** begin DATA SECTION **

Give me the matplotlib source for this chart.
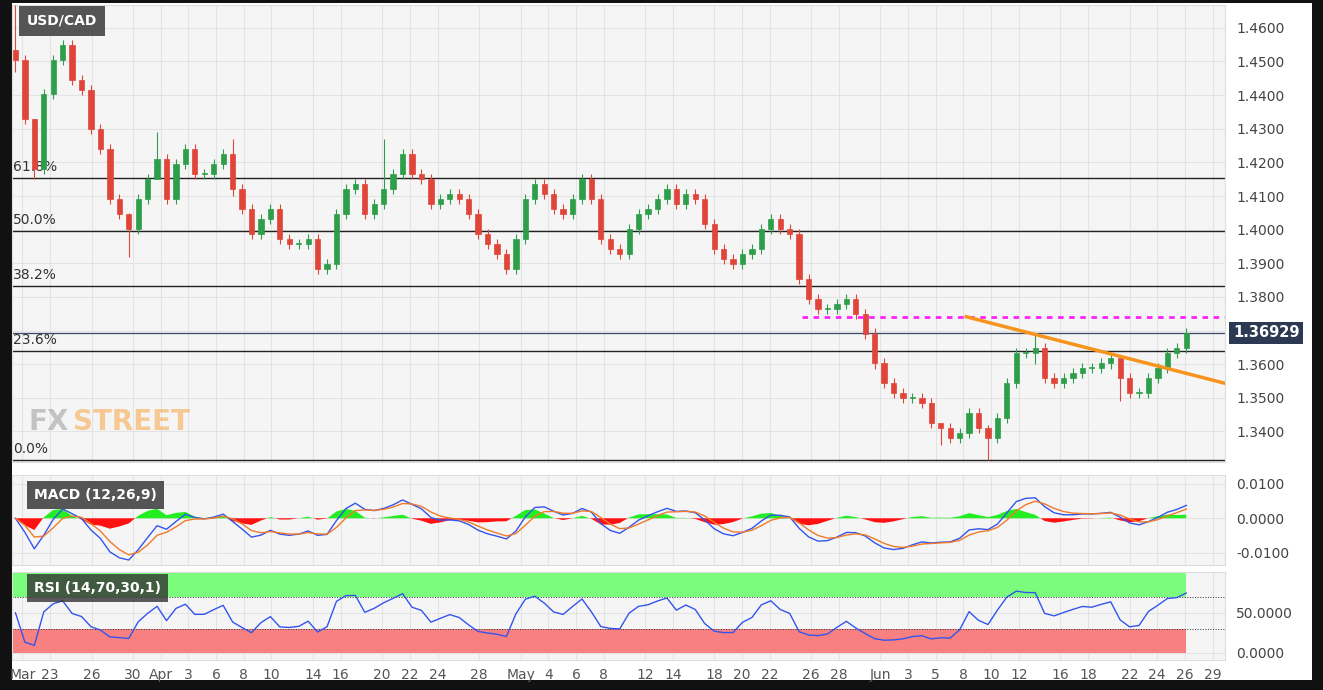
import numpy as np
import matplotlib
matplotlib.use('Agg')
import matplotlib.pyplot as plt
from matplotlib.patches import Rectangle
import datetime as dt

# closes, evenly spaced from Mar 20 to Jun 26 2020
closes = [1.4505, 1.4328, 1.4180, 1.4402, 1.4505, 1.4550, 1.4446, 1.4416, 1.4298, 1.4239,
          1.4091, 1.4047, 1.4002, 1.4091, 1.4150, 1.4209, 1.4091, 1.4194, 1.4239, 1.4165,
          1.4165, 1.4194, 1.4224, 1.4120, 1.4061, 1.3987, 1.4032, 1.4061, 1.3972, 1.3958,
          1.3958, 1.3972, 1.3884, 1.3898, 1.4047, 1.4120, 1.4135, 1.4047, 1.4076, 1.4120,
          1.4165, 1.4224, 1.4165, 1.4150, 1.4076, 1.4091, 1.4106, 1.4091, 1.4047, 1.3987,
          1.3958, 1.3928, 1.3884, 1.3972, 1.4091, 1.4135, 1.4106, 1.4061, 1.4047, 1.4091,
          1.4150, 1.4091, 1.3972, 1.3943, 1.3928, 1.4002, 1.4047, 1.4061, 1.4091, 1.4120,
          1.4076, 1.4106, 1.4091, 1.4017, 1.3943, 1.3913, 1.3898, 1.3928, 1.3943, 1.4002,
          1.4032, 1.4002, 1.3987, 1.3854, 1.3795, 1.3765, 1.3765, 1.3780, 1.3795, 1.3750,
          1.3691, 1.3602, 1.3543, 1.3514, 1.3499, 1.3499, 1.3484, 1.3425, 1.3410, 1.3380,
          1.3395, 1.3454, 1.3410, 1.3380, 1.3440, 1.3543, 1.3632, 1.3632, 1.3647, 1.3558,
          1.3543, 1.3558, 1.3573, 1.3588, 1.3588, 1.3602, 1.3617, 1.3558, 1.3514, 1.3514,
          1.3558, 1.3588, 1.3632, 1.3647, 1.3693]
# a few wick extremes: (bar index, high, low)
extremes = [(0, 1.4668, 1.4470), (2, 1.4330, 1.4150), (12, 1.4050, 1.3920), (15, 1.4290, 1.4190),
            (23, 1.4270, 1.4100), (39, 1.4270, 1.4060), (98, 1.3420, 1.3360), (103, 1.3420, 1.3314),
            (108, 1.3690, 1.3600), (117, 1.3600, 1.3490)]
fib_levels = [1.4153, 1.3997, 1.3832, 1.3638, 1.3314]
fib_labels = ['61.8%', '50.0%', '38.2%', '23.6%', '0.0%']
resistance = 1.3741
trend_start, trend_end = (1.3741, 1.3543)
last_price = 1.36929
tick_dates = ['2020-03-20', '2020-03-23', '2020-03-26', '2020-03-30', '2020-04-01', '2020-04-03',
              '2020-04-06', '2020-04-08', '2020-04-10', '2020-04-14', '2020-04-16', '2020-04-20',
              '2020-04-22', '2020-04-24', '2020-04-28', '2020-05-01', '2020-05-04', '2020-05-06',
              '2020-05-08', '2020-05-12', '2020-05-14', '2020-05-18', '2020-05-20', '2020-05-22',
              '2020-05-26', '2020-05-28', '2020-06-01', '2020-06-03', '2020-06-05', '2020-06-08',
              '2020-06-10', '2020-06-12', '2020-06-16', '2020-06-18', '2020-06-22', '2020-06-24',
              '2020-06-26', '2020-06-29']

# time axis: each week counts 6 units (5 trading days + a compressed weekend), Mar 23 = 0
base = dt.date(2020, 3, 23)
def unit(s):
    d = dt.date.fromisoformat(s)
    delta = (d - base).days
    return (delta // 7) * 6 + min(d.weekday(), 5)

n = len(closes)
xs = np.linspace(-2.5, unit('2020-06-26') + 0.1, n)
step = xs[1] - xs[0]
c = np.array(closes)
o = np.r_[c[0] + 0.003, c[:-1]]
hi = np.maximum(o, c) + 0.0015
lo = np.minimum(o, c) - 0.0015
for i, h, l in extremes:
    hi[i], lo[i] = h, l

def ema(v, alpha):
    out = np.empty_like(v)
    out[0] = v[0]
    for k in range(1, len(v)):
        out[k] = alpha * v[k] + (1 - alpha) * out[k - 1]
    return out

# indicator periods rescaled to these coarser bars
macd = ema(c, 0.45) - ema(c, 0.22)
sig = ema(macd, 0.5)
hist = macd - sig
diff = np.diff(c, prepend=c[0])
up = ema(np.clip(diff, 0, None), 0.25) + 0.0008
dn = ema(np.clip(-diff, 0, None), 0.25) + 0.0008
rsi = 100 - 100 / (1 + up / dn)

W, H = 1323, 690
fig = plt.figure(figsize=(W / 100, H / 100), dpi=100, facecolor='#111111')
bg = fig.add_axes([12 / W, 10 / H, 1300 / W, 677 / H], zorder=-5)
bg.set_axis_off()
bg.add_patch(Rectangle((0, 0), 1, 1, transform=bg.transAxes, fc='white', ec='none'))

def mk(top, bot):
    return fig.add_axes([12 / W, 1 - bot / H, 1213 / W, (bot - top) / H])

ax = mk(5, 462)
am = mk(475, 565)
ar = mk(572, 660)
xl = (-2.75, 84.9)
tx = [unit(t) for t in tick_dates]
for a in (ax, am, ar):
    a.set_facecolor('#f5f5f5')
    a.set_xlim(*xl)
    a.yaxis.tick_right()
    a.tick_params(axis='y', length=0, labelsize=10, colors='#444444', pad=8)
    a.tick_params(axis='x', length=0)
    for s in a.spines.values():
        s.set_color('#dddddd')
    a.set_xticks(tx)
    a.grid(True, color='#e3e3e3', lw=0.8)
    a.set_axisbelow(True)
    a.set_xticklabels([])

# main price chart
ax.set_ylim(1.3314 - 0.0005, 1.4668)
yt = np.arange(1.34, 1.4601, 0.01)
ax.set_yticks(yt)
ax.set_yticklabels(['' if abs(v - 1.37) < 1e-6 else '%.4f' % v for v in yt])
for xi, oo, cc, hh, ll in zip(xs, o, c, hi, lo):
    col = '#2e9e4a' if cc >= oo else '#e0453a'
    ax.vlines(xi, ll, hh, color=col, lw=0.8, zorder=3)
    ax.add_patch(Rectangle((xi - step * 0.28, min(oo, cc)), step * 0.56, max(abs(cc - oo), 0.0003),
                           facecolor=col, edgecolor=col, lw=0.5, zorder=4))
for lv, lb in zip(fib_levels, fib_labels):
    ax.axhline(lv, color='#222222', lw=1, zorder=2)
    ax.text(xl[0] + 0.05, lv + 0.0012, lb, fontsize=10, color='#333333', va='bottom')
ax.axhline(last_price, color='#3a4a66', lw=0.9, zorder=2)
ax.text(1.0065, last_price, '%.5f' % last_price, transform=ax.get_yaxis_transform(), fontsize=10.5,
        color='white', weight='bold', va='center', ha='left', clip_on=False,
        bbox=dict(boxstyle='square,pad=0.25', fc='#2b3a52', ec='none'))
res_start = unit('2020-05-25') + 0.3
trend_x0 = unit('2020-06-08') + 0.2
ax.hlines(resistance, res_start, xl[1], colors='#ff22ff', linestyles=(0, (2, 2)), lw=2, zorder=5)
ax.plot([trend_x0, xl[1]], [trend_start, trend_end], color='#f7941d', lw=2.5, zorder=6)
ax.text(0.012, 0.965, 'USD/CAD', transform=ax.transAxes, color='white', fontsize=10, weight='bold',
        va='center', bbox=dict(boxstyle='square,pad=0.55', fc='#555555', ec='none'))
ax.text(0.014, 0.07, 'FX', transform=ax.transAxes, color='#9a9a9a', fontsize=20, weight='bold',
        alpha=0.55)
ax.text(0.05, 0.07, 'STREET', transform=ax.transAxes, color='#f7a541', fontsize=20, weight='bold',
        alpha=0.55)

# MACD
am.set_ylim(-0.0135, 0.0125)
am.set_yticks([0.01, 0.0, -0.01])
am.set_yticklabels(['0.0100', '0.0000', '-0.0100'])
am.fill_between(xs, 0, hist, where=hist >= 0, color='#22ee22', interpolate=True, lw=0)
am.fill_between(xs, 0, hist, where=hist < 0, color='#ff1111', interpolate=True, lw=0)
am.plot(xs, macd, color='#3355ee', lw=1)
am.plot(xs, sig, color='#f07a2a', lw=1)
am.text(0.018, 0.78, 'MACD (12,26,9)', transform=am.transAxes, color='white', fontsize=10,
        weight='bold', va='center', bbox=dict(boxstyle='square,pad=0.5', fc='#555555', ec='none'))

# RSI
ar.set_ylim(-9, 101)
ar.set_yticks([50, 0])
ar.set_yticklabels(['50.0000', '0.0000'])
band_end = xs[-1]
ar.add_patch(Rectangle((xl[0], 70), band_end - xl[0], 30, fc='#7cfc7c', ec='none', zorder=1))
ar.add_patch(Rectangle((xl[0], 0), band_end - xl[0], 30, fc='#f88080', ec='none', zorder=1))
ar.axhline(70, color='#333333', lw=0.7, ls=':', zorder=2)
ar.axhline(30, color='#333333', lw=0.7, ls=':', zorder=2)
ar.plot(xs, rsi, color='#3355ee', lw=1, zorder=3)
ar.text(0.018, 0.82, 'RSI (14,70,30,1)', transform=ar.transAxes, color='white', fontsize=10,
        weight='bold', va='center', bbox=dict(boxstyle='square,pad=0.5', fc='#333333', ec='none',
                                               alpha=0.8))

# bottom date labels
labs = []
for t in tick_dates:
    d = dt.date.fromisoformat(t)
    labs.append(d.strftime('%b') if d.day == 1 or t == tick_dates[0] else str(d.day))
ar.set_xticks(tx)
ar.set_xticklabels(labs, fontsize=10, color='#555555')
ar.tick_params(axis='x', pad=6)

fig.savefig('out.png', dpi=100, facecolor=fig.get_facecolor())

** end DATA SECTION **

• [EXERCISE BRIEF]: Go from the first line of the listing to the line holding "import datetime as dt" and, please, transcribe those lines exactly, both included, with no pictures.

• [CORRECT RESULT]:
Give me the matplotlib source for this chart.
import numpy as np
import matplotlib
matplotlib.use('Agg')
import matplotlib.pyplot as plt
from matplotlib.patches import Rectangle
import datetime as dt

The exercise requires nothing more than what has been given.